[begin SUPPLIED DATA]
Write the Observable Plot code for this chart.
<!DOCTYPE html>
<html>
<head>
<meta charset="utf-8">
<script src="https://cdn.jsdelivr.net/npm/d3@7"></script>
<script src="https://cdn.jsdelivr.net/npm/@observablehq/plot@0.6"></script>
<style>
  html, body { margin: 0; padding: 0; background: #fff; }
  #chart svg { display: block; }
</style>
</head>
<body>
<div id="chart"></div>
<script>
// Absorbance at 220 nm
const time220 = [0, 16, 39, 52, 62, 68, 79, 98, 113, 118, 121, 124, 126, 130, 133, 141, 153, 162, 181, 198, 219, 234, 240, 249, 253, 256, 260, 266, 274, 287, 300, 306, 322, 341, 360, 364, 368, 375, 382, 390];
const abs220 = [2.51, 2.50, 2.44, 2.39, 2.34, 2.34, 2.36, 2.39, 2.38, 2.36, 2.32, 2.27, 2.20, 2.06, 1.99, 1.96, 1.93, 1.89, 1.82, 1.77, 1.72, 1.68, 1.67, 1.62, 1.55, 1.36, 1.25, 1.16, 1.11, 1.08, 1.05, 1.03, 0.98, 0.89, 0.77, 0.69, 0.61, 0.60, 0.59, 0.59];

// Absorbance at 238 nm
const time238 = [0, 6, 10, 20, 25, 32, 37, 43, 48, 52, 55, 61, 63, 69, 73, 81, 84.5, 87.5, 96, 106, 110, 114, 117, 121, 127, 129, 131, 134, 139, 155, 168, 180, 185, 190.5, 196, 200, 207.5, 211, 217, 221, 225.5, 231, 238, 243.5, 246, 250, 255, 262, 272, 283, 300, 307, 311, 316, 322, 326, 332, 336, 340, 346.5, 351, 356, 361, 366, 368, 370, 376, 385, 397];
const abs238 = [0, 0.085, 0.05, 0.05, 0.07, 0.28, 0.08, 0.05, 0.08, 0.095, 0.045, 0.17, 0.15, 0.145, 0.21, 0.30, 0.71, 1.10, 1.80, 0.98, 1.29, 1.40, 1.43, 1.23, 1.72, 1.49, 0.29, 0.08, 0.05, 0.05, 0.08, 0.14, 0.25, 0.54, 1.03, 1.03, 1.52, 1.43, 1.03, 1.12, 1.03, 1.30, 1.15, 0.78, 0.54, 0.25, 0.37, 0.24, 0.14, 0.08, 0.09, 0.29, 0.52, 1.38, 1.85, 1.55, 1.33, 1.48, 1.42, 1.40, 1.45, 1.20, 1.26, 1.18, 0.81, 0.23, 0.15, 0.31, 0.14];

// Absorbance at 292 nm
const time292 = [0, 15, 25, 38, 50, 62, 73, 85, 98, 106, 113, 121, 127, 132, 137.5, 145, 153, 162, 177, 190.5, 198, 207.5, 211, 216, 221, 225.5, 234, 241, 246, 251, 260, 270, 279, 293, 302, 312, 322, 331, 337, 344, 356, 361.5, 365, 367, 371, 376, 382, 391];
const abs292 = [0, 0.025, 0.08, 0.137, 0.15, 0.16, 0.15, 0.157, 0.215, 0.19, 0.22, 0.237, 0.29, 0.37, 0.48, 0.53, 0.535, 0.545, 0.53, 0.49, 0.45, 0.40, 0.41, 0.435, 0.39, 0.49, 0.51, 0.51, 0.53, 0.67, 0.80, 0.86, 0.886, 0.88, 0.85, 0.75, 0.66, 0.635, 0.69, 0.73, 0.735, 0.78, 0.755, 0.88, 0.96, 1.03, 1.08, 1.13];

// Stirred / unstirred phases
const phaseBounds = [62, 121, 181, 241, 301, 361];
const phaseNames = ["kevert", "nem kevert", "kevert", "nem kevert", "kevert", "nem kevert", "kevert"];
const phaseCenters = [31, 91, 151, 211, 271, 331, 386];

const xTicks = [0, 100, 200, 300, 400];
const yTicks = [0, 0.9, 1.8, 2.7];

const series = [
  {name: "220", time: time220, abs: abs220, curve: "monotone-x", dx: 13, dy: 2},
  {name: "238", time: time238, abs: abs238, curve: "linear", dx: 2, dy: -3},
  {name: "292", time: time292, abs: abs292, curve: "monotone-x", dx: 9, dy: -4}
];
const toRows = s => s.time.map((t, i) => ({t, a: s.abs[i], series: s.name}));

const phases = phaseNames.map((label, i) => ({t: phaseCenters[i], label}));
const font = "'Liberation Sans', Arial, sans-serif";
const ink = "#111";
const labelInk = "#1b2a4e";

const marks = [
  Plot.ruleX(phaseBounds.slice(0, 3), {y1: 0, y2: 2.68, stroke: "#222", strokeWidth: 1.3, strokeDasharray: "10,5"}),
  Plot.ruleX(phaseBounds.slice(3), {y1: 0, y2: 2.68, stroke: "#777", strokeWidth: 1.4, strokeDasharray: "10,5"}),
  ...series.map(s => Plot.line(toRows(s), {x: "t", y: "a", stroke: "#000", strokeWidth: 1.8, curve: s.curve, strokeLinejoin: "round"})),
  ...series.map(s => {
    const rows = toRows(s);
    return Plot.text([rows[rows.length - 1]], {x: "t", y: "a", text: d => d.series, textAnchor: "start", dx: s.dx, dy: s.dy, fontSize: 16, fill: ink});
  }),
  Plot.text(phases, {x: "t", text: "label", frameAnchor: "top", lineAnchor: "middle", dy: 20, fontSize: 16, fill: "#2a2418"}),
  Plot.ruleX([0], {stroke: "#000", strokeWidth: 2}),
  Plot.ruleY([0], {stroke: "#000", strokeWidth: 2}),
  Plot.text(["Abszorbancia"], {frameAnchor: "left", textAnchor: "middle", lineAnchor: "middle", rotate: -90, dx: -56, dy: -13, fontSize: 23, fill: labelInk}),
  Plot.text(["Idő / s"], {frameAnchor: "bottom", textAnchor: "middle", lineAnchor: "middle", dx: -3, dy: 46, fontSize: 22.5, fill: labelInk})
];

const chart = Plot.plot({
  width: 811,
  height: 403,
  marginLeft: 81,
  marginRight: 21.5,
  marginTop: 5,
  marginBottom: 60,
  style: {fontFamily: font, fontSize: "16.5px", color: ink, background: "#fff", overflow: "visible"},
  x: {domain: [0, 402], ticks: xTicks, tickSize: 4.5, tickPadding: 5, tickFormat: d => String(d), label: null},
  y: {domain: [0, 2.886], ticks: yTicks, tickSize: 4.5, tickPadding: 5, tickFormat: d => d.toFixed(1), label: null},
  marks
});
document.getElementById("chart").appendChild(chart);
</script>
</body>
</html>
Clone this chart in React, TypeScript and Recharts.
[end SUPPLIED DATA]
THE REQUEST: Pull out each record as written and restate it exactly.

THE REPLY:
Write the Observable Plot code for this chart.
<!DOCTYPE html>
<html>
<head>
<meta charset="utf-8">
<script src="https://cdn.jsdelivr.net/npm/d3@7"></script>
<script src="https://cdn.jsdelivr.net/npm/@observablehq/plot@0.6"></script>
<style>
  html, body { margin: 0; padding: 0; background: #fff; }
  #chart svg { display: block; }
</style>
</head>
<body>
<div id="chart"></div>
<script>
// Absorbance at 220 nm
const time220 = [0, 16, 39, 52, 62, 68, 79, 98, 113, 118, 121, 124, 126, 130, 133, 141, 153, 162, 181, 198, 219, 234, 240, 249, 253, 256, 260, 266, 274, 287, 300, 306, 322, 341, 360, 364, 368, 375, 382, 390];
const abs220 = [2.51, 2.50, 2.44, 2.39, 2.34, 2.34, 2.36, 2.39, 2.38, 2.36, 2.32, 2.27, 2.20, 2.06, 1.99, 1.96, 1.93, 1.89, 1.82, 1.77, 1.72, 1.68, 1.67, 1.62, 1.55, 1.36, 1.25, 1.16, 1.11, 1.08, 1.05, 1.03, 0.98, 0.89, 0.77, 0.69, 0.61, 0.60, 0.59, 0.59];

// Absorbance at 238 nm
const time238 = [0, 6, 10, 20, 25, 32, 37, 43, 48, 52, 55, 61, 63, 69, 73, 81, 84.5, 87.5, 96, 106, 110, 114, 117, 121, 127, 129, 131, 134, 139, 155, 168, 180, 185, 190.5, 196, 200, 207.5, 211, 217, 221, 225.5, 231, 238, 243.5, 246, 250, 255, 262, 272, 283, 300, 307, 311, 316, 322, 326, 332, 336, 340, 346.5, 351, 356, 361, 366, 368, 370, 376, 385, 397];
const abs238 = [0, 0.085, 0.05, 0.05, 0.07, 0.28, 0.08, 0.05, 0.08, 0.095, 0.045, 0.17, 0.15, 0.145, 0.21, 0.30, 0.71, 1.10, 1.80, 0.98, 1.29, 1.40, 1.43, 1.23, 1.72, 1.49, 0.29, 0.08, 0.05, 0.05, 0.08, 0.14, 0.25, 0.54, 1.03, 1.03, 1.52, 1.43, 1.03, 1.12, 1.03, 1.30, 1.15, 0.78, 0.54, 0.25, 0.37, 0.24, 0.14, 0.08, 0.09, 0.29, 0.52, 1.38, 1.85, 1.55, 1.33, 1.48, 1.42, 1.40, 1.45, 1.20, 1.26, 1.18, 0.81, 0.23, 0.15, 0.31, 0.14];

// Absorbance at 292 nm
const time292 = [0, 15, 25, 38, 50, 62, 73, 85, 98, 106, 113, 121, 127, 132, 137.5, 145, 153, 162, 177, 190.5, 198, 207.5, 211, 216, 221, 225.5, 234, 241, 246, 251, 260, 270, 279, 293, 302, 312, 322, 331, 337, 344, 356, 361.5, 365, 367, 371, 376, 382, 391];
const abs292 = [0, 0.025, 0.08, 0.137, 0.15, 0.16, 0.15, 0.157, 0.215, 0.19, 0.22, 0.237, 0.29, 0.37, 0.48, 0.53, 0.535, 0.545, 0.53, 0.49, 0.45, 0.40, 0.41, 0.435, 0.39, 0.49, 0.51, 0.51, 0.53, 0.67, 0.80, 0.86, 0.886, 0.88, 0.85, 0.75, 0.66, 0.635, 0.69, 0.73, 0.735, 0.78, 0.755, 0.88, 0.96, 1.03, 1.08, 1.13];

// Stirred / unstirred phases
const phaseBounds = [62, 121, 181, 241, 301, 361];
const phaseNames = ["kevert", "nem kevert", "kevert", "nem kevert", "kevert", "nem kevert", "kevert"];
const phaseCenters = [31, 91, 151, 211, 271, 331, 386];

const xTicks = [0, 100, 200, 300, 400];
const yTicks = [0, 0.9, 1.8, 2.7];

const series = [
  {name: "220", time: time220, abs: abs220, curve: "monotone-x", dx: 13, dy: 2},
  {name: "238", time: time238, abs: abs238, curve: "linear", dx: 2, dy: -3},
  {name: "292", time: time292, abs: abs292, curve: "monotone-x", dx: 9, dy: -4}
];
const toRows = s => s.time.map((t, i) => ({t, a: s.abs[i], series: s.name}));

const phases = phaseNames.map((label, i) => ({t: phaseCenters[i], label}));
const font = "'Liberation Sans', Arial, sans-serif";
const ink = "#111";
const labelInk = "#1b2a4e";

const marks = [
  Plot.ruleX(phaseBounds.slice(0, 3), {y1: 0, y2: 2.68, stroke: "#222", strokeWidth: 1.3, strokeDasharray: "10,5"}),
  Plot.ruleX(phaseBounds.slice(3), {y1: 0, y2: 2.68, stroke: "#777", strokeWidth: 1.4, strokeDasharray: "10,5"}),
  ...series.map(s => Plot.line(toRows(s), {x: "t", y: "a", stroke: "#000", strokeWidth: 1.8, curve: s.curve, strokeLinejoin: "round"})),
  ...series.map(s => {
    const rows = toRows(s);
    return Plot.text([rows[rows.length - 1]], {x: "t", y: "a", text: d => d.series, textAnchor: "start", dx: s.dx, dy: s.dy, fontSize: 16, fill: ink});
  }),
  Plot.text(phases, {x: "t", text: "label", frameAnchor: "top", lineAnchor: "middle", dy: 20, fontSize: 16, fill: "#2a2418"}),
  Plot.ruleX([0], {stroke: "#000", strokeWidth: 2}),
  Plot.ruleY([0], {stroke: "#000", strokeWidth: 2}),
  Plot.text(["Abszorbancia"], {frameAnchor: "left", textAnchor: "middle", lineAnchor: "middle", rotate: -90, dx: -56, dy: -13, fontSize: 23, fill: labelInk}),
  Plot.text(["Idő / s"], {frameAnchor: "bottom", textAnchor: "middle", lineAnchor: "middle", dx: -3, dy: 46, fontSize: 22.5, fill: labelInk})
];

const chart = Plot.plot({
  width: 811,
  height: 403,
  marginLeft: 81,
  marginRight: 21.5,
  marginTop: 5,
  marginBottom: 60,
  style: {fontFamily: font, fontSize: "16.5px", color: ink, background: "#fff", overflow: "visible"},
  x: {domain: [0, 402], ticks: xTicks, tickSize: 4.5, tickPadding: 5, tickFormat: d => String(d), label: null},
  y: {domain: [0, 2.886], ticks: yTicks, tickSize: 4.5, tickPadding: 5, tickFormat: d => d.toFixed(1), label: null},
  marks
});
document.getElementById("chart").appendChild(chart);
</script>
</body>
</html>
Clone this chart in React, TypeScript and Recharts.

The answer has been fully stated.